The cost of new capacity

Traffic growth in Europe over the past 6 years has been so strong as to question whether ours is a mature market. İGA’s new airport in Istanbul is emblematic of grand ambitions for future growth. Aircraft manufacturers order books are bulging for the years ahead. Between 2000 and 2020, China will have built 69 new airports – many of which will connect to European destinations. Joining the dots, it’s clear that more airport capacity will be needed. So, how can we live the contradiction of a Europe in which everyone wants to travel, but airlines want ever cheaper access to airports? By Michael Stanton-Geddes, Head of Economics & Competition, ACI EUROPE.

ACI’s most recent long-term traffic forecasts expects that Europe’s airports will welcome 4.4 billion passengers in the year 2040 – a staggering number. That is double the traffic volume seen in 2017, a year during which many travellers already felt that airports, aircraft and skies were saturated. For the industry to meet this forecast, coordinated efforts are required to ensure that adequate equipment and infrastructure is built and financed.

SEO Amsterdam Economics & Cranfield University’s analysis has provided key insights into the impact of airport congestion on air fares.

While the European forecast may seem unattainable, the air transport industry has already delivered an increase of 31% in passenger numbers over the past 5 years; 2012-2017. Competition between airports is leading to new connections, and European airport connectivity has expanded by 25%. Airport passenger service quality improves annually. And during that same time period, for 5 consecutive years, headline airport charges levels in Europe actually decreased year on year, declining by -1.25% in real terms in 2018. More than 50 airports decreased or held constant their headline levels of aircraft charges.

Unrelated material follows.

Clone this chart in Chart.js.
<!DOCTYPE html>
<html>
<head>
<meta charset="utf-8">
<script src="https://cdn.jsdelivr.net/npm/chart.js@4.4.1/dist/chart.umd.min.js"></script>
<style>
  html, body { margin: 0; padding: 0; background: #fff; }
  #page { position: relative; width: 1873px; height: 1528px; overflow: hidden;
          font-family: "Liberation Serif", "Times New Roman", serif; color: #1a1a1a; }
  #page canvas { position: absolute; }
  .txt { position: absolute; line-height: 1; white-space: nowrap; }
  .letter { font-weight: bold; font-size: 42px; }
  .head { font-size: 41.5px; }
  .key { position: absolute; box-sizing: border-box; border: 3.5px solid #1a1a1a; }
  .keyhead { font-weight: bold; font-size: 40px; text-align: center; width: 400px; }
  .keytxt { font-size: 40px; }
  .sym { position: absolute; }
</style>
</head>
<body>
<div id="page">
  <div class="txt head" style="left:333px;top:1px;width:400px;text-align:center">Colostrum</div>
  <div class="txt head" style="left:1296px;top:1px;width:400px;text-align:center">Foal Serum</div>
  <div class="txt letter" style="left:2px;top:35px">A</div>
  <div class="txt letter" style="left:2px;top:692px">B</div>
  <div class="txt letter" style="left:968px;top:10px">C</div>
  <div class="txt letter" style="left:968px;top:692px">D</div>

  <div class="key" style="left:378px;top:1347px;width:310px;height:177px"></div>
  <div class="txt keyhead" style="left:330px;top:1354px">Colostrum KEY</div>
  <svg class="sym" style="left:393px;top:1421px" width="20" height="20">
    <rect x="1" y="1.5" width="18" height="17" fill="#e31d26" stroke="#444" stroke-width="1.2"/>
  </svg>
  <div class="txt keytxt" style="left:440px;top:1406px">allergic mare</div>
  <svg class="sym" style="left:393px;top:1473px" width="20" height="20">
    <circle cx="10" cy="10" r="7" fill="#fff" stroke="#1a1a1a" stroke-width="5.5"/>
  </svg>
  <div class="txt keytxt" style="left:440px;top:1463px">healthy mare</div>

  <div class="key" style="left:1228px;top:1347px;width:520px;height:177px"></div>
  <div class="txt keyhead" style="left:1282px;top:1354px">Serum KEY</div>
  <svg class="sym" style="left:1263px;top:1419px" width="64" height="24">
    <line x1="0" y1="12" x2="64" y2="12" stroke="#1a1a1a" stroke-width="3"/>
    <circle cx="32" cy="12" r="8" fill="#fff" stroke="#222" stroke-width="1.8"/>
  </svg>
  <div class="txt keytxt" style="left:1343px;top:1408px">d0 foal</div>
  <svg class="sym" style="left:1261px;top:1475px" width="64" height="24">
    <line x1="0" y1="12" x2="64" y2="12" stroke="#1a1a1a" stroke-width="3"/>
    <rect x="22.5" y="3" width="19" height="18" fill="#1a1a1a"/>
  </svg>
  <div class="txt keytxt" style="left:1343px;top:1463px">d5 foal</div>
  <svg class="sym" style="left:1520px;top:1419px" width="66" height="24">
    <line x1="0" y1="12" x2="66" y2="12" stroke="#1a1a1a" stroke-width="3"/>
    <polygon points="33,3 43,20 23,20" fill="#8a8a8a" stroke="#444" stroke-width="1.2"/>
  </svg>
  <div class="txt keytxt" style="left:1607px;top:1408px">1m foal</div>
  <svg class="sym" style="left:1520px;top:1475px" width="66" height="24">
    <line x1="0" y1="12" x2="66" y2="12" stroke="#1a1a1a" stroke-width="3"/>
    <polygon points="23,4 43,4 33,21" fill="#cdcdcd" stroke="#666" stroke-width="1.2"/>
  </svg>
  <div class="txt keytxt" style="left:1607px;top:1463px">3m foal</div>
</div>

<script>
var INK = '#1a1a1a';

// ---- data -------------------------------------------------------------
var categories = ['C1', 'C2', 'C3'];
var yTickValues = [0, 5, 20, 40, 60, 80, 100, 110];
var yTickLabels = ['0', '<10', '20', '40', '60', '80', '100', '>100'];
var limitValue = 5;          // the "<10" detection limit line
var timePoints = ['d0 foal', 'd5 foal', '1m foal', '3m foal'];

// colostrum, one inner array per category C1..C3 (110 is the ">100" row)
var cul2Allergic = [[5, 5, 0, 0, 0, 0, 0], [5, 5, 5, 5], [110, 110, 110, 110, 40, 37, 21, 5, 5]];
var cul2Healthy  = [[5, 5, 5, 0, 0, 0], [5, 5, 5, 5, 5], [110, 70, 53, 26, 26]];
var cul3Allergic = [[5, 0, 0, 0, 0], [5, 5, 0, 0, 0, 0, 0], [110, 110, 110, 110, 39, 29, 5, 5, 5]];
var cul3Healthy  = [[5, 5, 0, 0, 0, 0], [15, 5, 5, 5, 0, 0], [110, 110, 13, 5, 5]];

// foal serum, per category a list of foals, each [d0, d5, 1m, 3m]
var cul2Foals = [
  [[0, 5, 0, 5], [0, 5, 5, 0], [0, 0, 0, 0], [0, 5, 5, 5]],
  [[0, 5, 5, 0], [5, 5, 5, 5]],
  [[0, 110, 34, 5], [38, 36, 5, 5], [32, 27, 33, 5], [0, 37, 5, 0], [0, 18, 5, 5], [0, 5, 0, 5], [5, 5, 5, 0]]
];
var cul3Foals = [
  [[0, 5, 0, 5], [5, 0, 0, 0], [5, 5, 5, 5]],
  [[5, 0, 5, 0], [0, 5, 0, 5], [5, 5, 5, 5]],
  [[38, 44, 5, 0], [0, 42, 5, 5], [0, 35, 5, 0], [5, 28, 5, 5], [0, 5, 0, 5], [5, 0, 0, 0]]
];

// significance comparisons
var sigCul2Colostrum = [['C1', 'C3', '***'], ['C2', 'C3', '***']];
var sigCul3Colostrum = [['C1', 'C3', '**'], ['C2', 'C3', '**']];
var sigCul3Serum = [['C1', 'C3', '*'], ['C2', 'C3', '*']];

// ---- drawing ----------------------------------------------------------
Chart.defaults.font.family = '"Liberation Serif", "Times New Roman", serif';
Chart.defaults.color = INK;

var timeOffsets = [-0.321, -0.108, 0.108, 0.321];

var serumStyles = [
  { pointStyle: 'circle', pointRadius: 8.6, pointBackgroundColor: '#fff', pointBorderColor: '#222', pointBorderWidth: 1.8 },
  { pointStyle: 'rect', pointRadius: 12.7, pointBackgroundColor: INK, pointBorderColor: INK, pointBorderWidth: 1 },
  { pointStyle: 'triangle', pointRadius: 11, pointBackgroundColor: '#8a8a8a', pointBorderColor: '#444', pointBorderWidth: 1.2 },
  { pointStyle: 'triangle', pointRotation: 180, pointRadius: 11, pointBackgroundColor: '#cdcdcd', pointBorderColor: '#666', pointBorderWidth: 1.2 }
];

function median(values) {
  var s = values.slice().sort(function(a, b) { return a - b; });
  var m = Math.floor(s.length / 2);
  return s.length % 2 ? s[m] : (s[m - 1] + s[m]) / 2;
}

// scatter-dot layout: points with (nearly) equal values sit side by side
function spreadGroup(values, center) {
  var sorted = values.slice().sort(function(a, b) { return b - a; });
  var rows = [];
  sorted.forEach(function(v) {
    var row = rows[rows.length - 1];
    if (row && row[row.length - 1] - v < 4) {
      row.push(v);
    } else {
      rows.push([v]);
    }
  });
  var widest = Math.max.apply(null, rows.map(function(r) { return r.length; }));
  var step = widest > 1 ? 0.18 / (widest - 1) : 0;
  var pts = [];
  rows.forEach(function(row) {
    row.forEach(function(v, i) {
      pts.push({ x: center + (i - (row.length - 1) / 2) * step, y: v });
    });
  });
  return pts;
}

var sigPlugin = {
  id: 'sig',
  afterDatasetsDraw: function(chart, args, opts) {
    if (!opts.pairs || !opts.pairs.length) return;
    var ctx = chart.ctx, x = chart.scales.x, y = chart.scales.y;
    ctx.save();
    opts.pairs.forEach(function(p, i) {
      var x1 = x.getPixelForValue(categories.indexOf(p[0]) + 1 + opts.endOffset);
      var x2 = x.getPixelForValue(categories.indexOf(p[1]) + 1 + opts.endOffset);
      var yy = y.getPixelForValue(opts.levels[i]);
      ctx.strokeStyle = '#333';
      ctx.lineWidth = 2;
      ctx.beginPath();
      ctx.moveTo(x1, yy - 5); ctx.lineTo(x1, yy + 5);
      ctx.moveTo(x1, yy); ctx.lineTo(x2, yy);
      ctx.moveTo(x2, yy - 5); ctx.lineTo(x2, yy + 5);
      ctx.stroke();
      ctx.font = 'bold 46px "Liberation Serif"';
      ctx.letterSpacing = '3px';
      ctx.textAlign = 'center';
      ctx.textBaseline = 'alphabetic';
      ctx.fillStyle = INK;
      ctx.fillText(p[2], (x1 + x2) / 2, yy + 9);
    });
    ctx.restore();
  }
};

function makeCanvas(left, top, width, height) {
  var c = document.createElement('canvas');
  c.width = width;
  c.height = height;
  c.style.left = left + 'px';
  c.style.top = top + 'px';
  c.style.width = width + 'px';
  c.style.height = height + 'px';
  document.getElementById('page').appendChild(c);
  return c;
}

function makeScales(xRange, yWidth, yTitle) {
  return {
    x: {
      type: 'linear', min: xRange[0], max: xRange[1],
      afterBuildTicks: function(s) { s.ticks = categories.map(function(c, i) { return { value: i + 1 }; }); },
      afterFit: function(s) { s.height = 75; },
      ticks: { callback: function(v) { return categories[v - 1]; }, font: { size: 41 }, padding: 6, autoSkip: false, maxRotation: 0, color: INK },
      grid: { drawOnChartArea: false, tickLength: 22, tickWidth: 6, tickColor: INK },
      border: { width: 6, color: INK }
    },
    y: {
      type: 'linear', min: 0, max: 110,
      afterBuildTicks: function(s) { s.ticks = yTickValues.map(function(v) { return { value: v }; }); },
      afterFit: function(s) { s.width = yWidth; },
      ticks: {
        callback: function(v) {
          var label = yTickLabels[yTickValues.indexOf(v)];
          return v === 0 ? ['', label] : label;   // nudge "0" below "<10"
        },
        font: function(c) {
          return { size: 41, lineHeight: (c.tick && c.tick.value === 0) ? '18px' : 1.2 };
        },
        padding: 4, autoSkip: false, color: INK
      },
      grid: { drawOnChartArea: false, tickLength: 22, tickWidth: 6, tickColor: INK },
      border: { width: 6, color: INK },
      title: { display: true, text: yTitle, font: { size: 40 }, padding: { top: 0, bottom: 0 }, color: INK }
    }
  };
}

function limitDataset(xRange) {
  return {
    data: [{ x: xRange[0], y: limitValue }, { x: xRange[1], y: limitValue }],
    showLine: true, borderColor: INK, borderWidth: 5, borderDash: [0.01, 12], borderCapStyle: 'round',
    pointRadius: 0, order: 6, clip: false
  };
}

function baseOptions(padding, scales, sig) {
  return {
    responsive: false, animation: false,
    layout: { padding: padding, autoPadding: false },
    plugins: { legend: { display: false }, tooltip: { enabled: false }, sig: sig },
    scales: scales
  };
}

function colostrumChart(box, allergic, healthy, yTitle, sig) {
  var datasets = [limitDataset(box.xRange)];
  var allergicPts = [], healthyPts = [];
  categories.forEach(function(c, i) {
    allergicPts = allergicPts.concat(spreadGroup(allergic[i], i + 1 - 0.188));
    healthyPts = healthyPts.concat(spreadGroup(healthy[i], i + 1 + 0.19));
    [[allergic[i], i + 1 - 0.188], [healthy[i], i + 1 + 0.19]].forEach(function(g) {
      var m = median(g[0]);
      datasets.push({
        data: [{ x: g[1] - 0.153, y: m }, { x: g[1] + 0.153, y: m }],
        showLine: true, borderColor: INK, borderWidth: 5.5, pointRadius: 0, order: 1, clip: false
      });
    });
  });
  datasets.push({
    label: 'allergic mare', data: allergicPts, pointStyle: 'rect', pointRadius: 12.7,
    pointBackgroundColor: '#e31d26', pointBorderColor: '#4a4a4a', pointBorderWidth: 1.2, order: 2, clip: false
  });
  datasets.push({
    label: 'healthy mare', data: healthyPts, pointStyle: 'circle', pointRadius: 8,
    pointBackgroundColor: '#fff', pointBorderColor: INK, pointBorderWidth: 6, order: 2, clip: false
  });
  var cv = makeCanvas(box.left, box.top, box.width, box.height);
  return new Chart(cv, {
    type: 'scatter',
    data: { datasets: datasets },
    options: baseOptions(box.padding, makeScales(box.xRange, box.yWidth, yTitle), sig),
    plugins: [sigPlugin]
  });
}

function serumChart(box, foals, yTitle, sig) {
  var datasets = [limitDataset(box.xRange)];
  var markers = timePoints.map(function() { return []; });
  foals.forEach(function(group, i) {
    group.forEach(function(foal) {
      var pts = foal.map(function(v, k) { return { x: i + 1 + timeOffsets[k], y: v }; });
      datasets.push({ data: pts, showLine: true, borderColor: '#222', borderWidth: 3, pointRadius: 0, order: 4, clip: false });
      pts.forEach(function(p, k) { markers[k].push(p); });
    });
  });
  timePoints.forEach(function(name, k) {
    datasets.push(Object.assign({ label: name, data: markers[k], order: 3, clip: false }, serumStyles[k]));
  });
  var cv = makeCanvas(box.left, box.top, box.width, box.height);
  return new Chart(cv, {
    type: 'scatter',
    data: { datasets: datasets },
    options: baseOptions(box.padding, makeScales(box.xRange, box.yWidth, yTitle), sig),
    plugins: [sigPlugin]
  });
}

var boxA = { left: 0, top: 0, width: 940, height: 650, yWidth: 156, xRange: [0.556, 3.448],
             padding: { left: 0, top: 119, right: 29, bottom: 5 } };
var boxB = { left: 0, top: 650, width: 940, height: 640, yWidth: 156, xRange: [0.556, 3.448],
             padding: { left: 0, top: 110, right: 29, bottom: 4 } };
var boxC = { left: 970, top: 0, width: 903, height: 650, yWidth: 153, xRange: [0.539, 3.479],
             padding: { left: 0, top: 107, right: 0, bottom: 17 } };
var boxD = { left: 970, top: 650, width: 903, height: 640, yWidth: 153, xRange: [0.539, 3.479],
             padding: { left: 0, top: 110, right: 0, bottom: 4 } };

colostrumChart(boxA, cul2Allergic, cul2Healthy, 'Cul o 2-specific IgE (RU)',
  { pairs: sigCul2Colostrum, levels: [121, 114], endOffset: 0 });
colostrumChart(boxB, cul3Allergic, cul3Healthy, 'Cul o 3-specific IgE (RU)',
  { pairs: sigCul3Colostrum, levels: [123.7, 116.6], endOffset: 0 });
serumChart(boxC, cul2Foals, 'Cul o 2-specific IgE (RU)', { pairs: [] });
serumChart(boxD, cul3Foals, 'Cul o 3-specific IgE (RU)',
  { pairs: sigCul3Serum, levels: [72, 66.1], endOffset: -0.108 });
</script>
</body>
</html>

There is more. That decrease in the level of published charges does not include the effect of incentives. Incentive payments and rebates further reduce the costs of infrastructure for airlines. According to ACI EUROPE’s survey, 98% of airports now offer an incentive scheme to airlines, an increase over past years. Airport operators offer incentives to any airline meeting criteria, with the aim to increase capacity utilisation, develop new routes or promote specific types of traffic. Incentives further reduce the actual cost of using the airport for airlines, so airports are able to use the incentives to compete for new aircraft and new routes.

Here lies the paradox. In this period of intensifying airport competition, passenger traffic growth, investment and airport efficiency, the topic of economic regulation has been raised again. In the European Union, the Airport Charges Directive entered into force only in 2011. Nonetheless, IATA and Airlines for Europe (A4E) have lobbied for the European Commission to revise the Airport Charges Directive, asking for “effective regulation”. Responding to stakeholder concerns, in December 2015, the European Commission’s Aviation Strategy committed to reviewing the Airport Charges Directive, and the European Commission followed with plans in 2017 to assess potential future policies.

An explanation for this paradox can be found in the principle of loss aversion as understood in behavioural economics. Building infrastructure to meet the demand forecast for 2040 will require infrastructure that can handle double today’s traffic. This will have a cost: here in Europe where users pay for the infrastructure, not governments or taxpayers. Consider the ongoing hand-wringing for public finance to address aging infrastructure in the USA.

Loss aversion is frequently summarised as “the loss looms larger than the gain”. Airlines care more about their supplier costs next quarter than about ensuring there is sufficient capacity to meet demand in 5 years and beyond. So, airlines may prefer to avoid small increases in landing charges, rather than realise the gain of an expanded airport offering more capacity and higher quality service. Because airlines see the loss, they are blind to the gains from quality improvements. This reflects the challenges of airlines’ short term view, versus airports’ long term view.

The gains of investment are apparent as soon as the passenger steps foot in an airport that focuses on delivering quality and ensuring comfort. However, individual airlines will continue to seek to lower their supplier costs (avoid the loss) rather than focus on the gains. As suppliers, airports will continue to deliver optimal service to their airline customers and passengers while actively competing for new customers.

Airport operators offer incentives to any airline meeting criteria, with the aim to increase capacity utilisation, develop new routes or promote specific types of traffic. Incentives further reduce the actual cost of using the airport for airlines, so airports are able to use the incentives to compete for new aircraft and new routes.

At this point, it is worth recalling that airport charges are a small part of an airline’s costs. Most passengers travel with airlines for whom airport charges represent 6% or less of their cost base. So an increase in airport charges is counted in cents per passenger, but because of current capacity constraints, airlines will always exert their pricing power irrespective of the level of airport charges.

Distracted by a debate on economic regulation and market power, the real risk is that we lose sight of the travellers needs for airports that offer capacity and comfort. The need for additional airport capacity in Europe to meet projected future demand is recognised by all – airports, passengers, national ministries of transport, EU institutions, even airlines. However, regulators need to remain aware of these risks and not heighten the risk assessment of investors through unnecessary efforts to change the regulatory framework.